New Zealand police face criticism in handling of Roast Busters teen sex ring case
VANCOUVER – The fury over the existence of a teen sex ring in New Zealand’s capital city seems to be matched only by the anger over how the police handled complaints from the alleged victims.
New Zealand’s police minister has asked for an independent inquiry into a case involving a group of young men who reportedly lured underage girls in to having sex or sexually assaulted them and then boasted about it online.
Police Minister Anne Tolley said the situation “has been handled poorly” in the days since news about the group of teen boys broke, who call themselves the Roast Busters, in local media on Sunday.
Two of the young men, who have been identified publicly by New Zealand media as Joseph Levall Parker (left) and Beraiah Hales, referred to the girls they allegedly had sex with as “roasts.”
One of them is said to be police officer’s son, while the other is the son of actor Anthony Ray Parker, who played the character Dozer in The Matrix.
In a video that had been posted online, the young men said “we don’t choose the roast, the roast chooses us.”
The Roast Busters have reportedly been on the police radar since 2011 and investigators have also been monitoring their Facebook group for several months.
Police initially said no action was taken because victims were reluctant to make a formal complaint.
Police Supt. Bill Searle told New Zealand’s 3 News there have been four complaints, but he said only one of those would be classified as “formal.”
He said there was some “disagreement about what a formal complaint is.”
All of the girls that previously spoke with police – three in 2011 and one in 2012 – were between the ages of 13 and 15 when they reported the incidents.
Website Stuff.co. nz reported Tolley was concerned about the questioning of a 13-year-old girl two years ago.

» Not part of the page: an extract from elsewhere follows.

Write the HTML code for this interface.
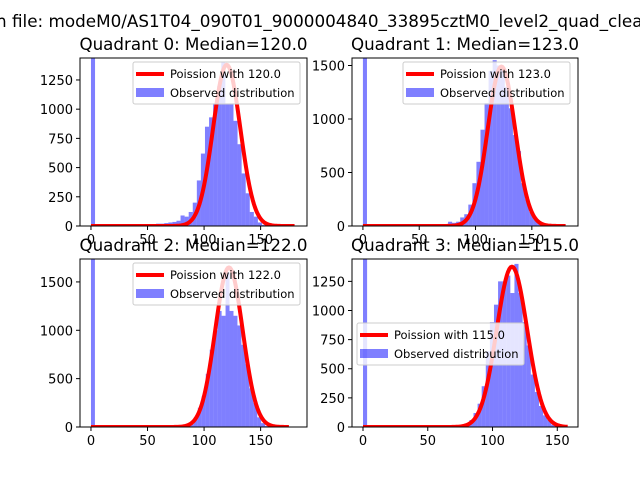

The girl alleged she was sexually assaulted, but police did not follow through with pressing charges saying they lacked evidence.
The girl, who could not be identified for legal reasons, told 3 News that police made her reenact what happened to her using dolls. She also said police questioned what she was wearing at the time of the alleged attack.
“They are sick boys who are twisted in the head. They have no respect for themselves or girls,” said the girl who is now 15. “If nothing gets done now, what are they capable of in the future?”
She said she has other friends who had been abused by the Roast Busters.
The girl said she planned to lay another complaint with the police and 3 News reported Thursday a second girl, who was 13 at the time of the alleged sexual assault, has also come forward and identified one of the boys as the son of a police officer.
Searle addressed concerns on Thursday morning and offered an apology.
He said investigators are speaking with people who are deemed “associates” of the Roast Busters or alleged victims of the group.
“We’re just going back to contact them to see whether they have been victimized,” he said.
The police minister said earlier this week she wants police to gather evidence to bring the group to “some form of trial,” but suggested online bragging isn’t tantamount to proof sexual assaults took place.
“Just saying something on Facebook doesn’t actually produce any evidence and without a victim prepared to give a statement, it’s extremely difficult,” Tolley said on Tuesday before she was aware that at least one “formal” complaint had been made, 3 News reported.
“I have made it clear to the commissioner that I am disappointed that the full facts have not been available to me or to him,” Tolley said Thursday.
“I would again urge any young women who have been affected to come forward and talk to police as a first step in gathering evidence which can be used to bring people to justice,” she said.